Quote only the lines from the line containing "Write the TikZ code for this diagram." to the line containing "(kerneltitle) at (220,527)", with both of those lines included, please, exactly as written.
:::::
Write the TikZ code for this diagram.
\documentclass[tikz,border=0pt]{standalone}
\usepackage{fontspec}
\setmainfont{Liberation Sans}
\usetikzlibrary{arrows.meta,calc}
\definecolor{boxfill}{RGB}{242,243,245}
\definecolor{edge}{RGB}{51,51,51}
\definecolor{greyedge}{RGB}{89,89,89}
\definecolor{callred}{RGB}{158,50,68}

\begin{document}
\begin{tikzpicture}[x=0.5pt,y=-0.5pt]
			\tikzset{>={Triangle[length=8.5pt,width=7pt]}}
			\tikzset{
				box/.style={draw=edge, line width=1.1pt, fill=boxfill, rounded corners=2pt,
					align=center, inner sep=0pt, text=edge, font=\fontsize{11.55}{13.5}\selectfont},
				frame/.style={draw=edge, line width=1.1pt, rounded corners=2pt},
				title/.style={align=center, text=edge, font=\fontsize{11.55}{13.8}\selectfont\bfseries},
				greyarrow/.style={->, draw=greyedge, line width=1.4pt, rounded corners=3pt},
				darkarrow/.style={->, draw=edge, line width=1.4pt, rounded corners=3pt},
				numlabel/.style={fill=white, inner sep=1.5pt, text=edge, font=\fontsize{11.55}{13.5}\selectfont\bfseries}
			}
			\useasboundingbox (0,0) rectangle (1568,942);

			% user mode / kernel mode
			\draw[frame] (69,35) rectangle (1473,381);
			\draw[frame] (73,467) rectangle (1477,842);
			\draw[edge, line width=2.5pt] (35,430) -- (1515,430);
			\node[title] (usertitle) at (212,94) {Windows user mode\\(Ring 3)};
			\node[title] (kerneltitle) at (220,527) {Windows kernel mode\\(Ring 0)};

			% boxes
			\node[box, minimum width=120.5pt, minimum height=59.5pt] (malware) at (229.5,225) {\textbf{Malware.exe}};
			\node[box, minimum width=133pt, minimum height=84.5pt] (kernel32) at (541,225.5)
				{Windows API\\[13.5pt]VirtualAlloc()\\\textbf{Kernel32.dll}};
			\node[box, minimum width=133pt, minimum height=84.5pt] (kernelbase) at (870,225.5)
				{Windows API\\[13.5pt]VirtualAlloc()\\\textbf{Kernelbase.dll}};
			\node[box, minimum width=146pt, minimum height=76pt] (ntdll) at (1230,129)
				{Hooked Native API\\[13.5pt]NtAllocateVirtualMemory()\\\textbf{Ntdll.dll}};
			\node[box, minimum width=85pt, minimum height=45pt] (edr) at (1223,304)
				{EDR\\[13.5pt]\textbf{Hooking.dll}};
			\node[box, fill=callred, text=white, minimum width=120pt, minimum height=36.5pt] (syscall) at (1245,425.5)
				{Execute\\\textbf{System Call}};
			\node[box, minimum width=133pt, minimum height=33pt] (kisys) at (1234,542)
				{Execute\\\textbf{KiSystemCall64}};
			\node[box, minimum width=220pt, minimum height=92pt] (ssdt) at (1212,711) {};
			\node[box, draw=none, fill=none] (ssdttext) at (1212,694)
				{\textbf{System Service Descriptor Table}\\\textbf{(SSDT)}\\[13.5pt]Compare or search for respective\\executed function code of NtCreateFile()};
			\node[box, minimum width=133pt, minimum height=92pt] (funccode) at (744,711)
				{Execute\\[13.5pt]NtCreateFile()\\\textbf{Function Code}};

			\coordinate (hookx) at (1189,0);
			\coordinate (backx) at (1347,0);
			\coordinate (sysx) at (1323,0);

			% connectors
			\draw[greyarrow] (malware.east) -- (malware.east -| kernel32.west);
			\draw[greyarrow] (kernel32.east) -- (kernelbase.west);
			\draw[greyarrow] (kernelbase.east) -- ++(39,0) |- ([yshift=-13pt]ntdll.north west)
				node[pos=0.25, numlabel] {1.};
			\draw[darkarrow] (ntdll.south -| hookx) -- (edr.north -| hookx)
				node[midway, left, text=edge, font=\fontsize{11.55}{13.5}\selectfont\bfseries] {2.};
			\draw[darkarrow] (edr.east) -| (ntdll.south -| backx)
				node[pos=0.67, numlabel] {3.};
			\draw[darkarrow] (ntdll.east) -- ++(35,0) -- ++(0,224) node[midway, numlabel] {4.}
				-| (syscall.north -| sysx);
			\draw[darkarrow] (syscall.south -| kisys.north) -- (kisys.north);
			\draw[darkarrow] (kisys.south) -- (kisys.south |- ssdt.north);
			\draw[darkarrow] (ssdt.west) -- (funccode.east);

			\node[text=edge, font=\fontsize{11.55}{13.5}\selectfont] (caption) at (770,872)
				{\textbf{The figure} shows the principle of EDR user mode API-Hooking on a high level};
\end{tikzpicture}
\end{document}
:::::
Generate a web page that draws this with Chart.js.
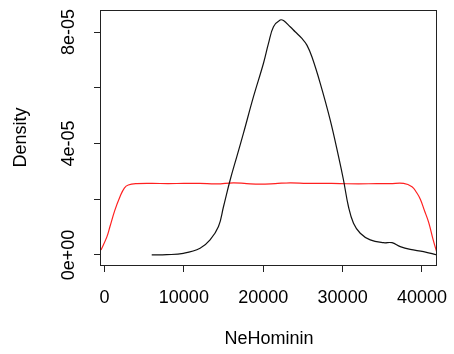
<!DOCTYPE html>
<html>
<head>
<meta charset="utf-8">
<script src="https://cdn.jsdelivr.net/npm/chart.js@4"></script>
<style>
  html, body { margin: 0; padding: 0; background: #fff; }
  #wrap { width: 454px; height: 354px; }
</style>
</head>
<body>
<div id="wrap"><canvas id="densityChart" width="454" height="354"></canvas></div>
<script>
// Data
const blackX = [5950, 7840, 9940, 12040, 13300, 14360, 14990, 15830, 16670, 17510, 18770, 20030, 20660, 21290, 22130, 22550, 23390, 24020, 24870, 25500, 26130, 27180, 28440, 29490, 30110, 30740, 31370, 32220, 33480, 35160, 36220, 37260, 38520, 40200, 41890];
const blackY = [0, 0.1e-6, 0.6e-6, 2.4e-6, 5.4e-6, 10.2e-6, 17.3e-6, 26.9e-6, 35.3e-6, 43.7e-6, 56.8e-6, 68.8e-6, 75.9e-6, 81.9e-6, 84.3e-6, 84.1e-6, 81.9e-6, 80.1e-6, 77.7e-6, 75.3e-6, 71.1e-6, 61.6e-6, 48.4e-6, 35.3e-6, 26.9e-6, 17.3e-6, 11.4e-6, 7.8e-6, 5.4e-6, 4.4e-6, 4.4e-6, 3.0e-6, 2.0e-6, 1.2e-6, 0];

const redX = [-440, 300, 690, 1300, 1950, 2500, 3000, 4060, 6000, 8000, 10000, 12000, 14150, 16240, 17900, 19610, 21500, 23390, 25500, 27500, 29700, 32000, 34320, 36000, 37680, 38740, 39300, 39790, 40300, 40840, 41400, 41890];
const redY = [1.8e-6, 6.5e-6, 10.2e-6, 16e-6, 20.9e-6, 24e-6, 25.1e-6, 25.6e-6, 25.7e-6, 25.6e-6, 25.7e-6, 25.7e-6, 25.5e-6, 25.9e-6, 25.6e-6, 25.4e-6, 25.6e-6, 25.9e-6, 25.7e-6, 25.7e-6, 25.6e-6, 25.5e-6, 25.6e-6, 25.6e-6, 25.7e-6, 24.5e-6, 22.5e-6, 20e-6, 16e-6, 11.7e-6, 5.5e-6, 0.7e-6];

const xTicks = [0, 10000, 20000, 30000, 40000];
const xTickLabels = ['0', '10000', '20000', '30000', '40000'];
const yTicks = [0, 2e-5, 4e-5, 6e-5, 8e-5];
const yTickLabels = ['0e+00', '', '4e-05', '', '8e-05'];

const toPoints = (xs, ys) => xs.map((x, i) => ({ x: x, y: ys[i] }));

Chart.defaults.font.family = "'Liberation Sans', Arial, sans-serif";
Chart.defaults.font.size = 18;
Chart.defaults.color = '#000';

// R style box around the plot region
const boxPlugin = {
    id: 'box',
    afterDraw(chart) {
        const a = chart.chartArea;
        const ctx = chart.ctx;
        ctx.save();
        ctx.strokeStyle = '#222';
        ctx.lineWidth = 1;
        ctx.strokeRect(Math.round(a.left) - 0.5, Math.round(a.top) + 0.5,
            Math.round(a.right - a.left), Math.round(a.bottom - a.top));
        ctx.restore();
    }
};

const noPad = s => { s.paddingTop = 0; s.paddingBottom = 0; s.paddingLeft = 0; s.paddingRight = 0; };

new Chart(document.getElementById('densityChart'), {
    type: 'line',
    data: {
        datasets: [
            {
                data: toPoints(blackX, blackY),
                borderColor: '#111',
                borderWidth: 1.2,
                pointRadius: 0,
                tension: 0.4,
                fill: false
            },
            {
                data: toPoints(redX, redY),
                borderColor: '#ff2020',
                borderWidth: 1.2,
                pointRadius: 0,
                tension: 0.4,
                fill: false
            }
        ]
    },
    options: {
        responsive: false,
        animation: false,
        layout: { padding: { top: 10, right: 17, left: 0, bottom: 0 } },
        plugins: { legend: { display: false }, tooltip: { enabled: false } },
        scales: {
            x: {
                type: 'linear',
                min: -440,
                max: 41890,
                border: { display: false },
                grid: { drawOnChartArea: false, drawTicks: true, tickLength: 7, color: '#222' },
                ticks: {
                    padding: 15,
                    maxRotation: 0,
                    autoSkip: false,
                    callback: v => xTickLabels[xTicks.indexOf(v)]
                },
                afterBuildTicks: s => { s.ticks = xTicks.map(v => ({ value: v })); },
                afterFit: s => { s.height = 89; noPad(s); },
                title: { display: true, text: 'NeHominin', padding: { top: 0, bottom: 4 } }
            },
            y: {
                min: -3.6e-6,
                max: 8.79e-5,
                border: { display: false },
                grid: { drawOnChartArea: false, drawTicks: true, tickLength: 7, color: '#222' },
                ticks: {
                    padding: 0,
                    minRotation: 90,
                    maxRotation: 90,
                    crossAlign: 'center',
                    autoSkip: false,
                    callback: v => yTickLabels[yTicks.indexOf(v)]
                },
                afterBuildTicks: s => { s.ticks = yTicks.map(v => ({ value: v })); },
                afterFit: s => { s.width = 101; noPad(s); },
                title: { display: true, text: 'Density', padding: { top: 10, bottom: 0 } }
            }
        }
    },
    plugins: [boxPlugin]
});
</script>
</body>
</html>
:::::
** SOLUTION BELOW **
Write the TikZ code for this diagram.
\documentclass[tikz,border=0pt]{standalone}
\usepackage{fontspec}
\setmainfont{Liberation Sans}
\usetikzlibrary{arrows.meta,calc}
\definecolor{boxfill}{RGB}{242,243,245}
\definecolor{edge}{RGB}{51,51,51}
\definecolor{greyedge}{RGB}{89,89,89}
\definecolor{callred}{RGB}{158,50,68}

\begin{document}
\begin{tikzpicture}[x=0.5pt,y=-0.5pt]
			\tikzset{>={Triangle[length=8.5pt,width=7pt]}}
			\tikzset{
				box/.style={draw=edge, line width=1.1pt, fill=boxfill, rounded corners=2pt,
					align=center, inner sep=0pt, text=edge, font=\fontsize{11.55}{13.5}\selectfont},
				frame/.style={draw=edge, line width=1.1pt, rounded corners=2pt},
				title/.style={align=center, text=edge, font=\fontsize{11.55}{13.8}\selectfont\bfseries},
				greyarrow/.style={->, draw=greyedge, line width=1.4pt, rounded corners=3pt},
				darkarrow/.style={->, draw=edge, line width=1.4pt, rounded corners=3pt},
				numlabel/.style={fill=white, inner sep=1.5pt, text=edge, font=\fontsize{11.55}{13.5}\selectfont\bfseries}
			}
			\useasboundingbox (0,0) rectangle (1568,942);

			% user mode / kernel mode
			\draw[frame] (69,35) rectangle (1473,381);
			\draw[frame] (73,467) rectangle (1477,842);
			\draw[edge, line width=2.5pt] (35,430) -- (1515,430);
			\node[title] (usertitle) at (212,94) {Windows user mode\\(Ring 3)};
			\node[title] (kerneltitle) at (220,527) {Windows kernel mode\\(Ring 0)};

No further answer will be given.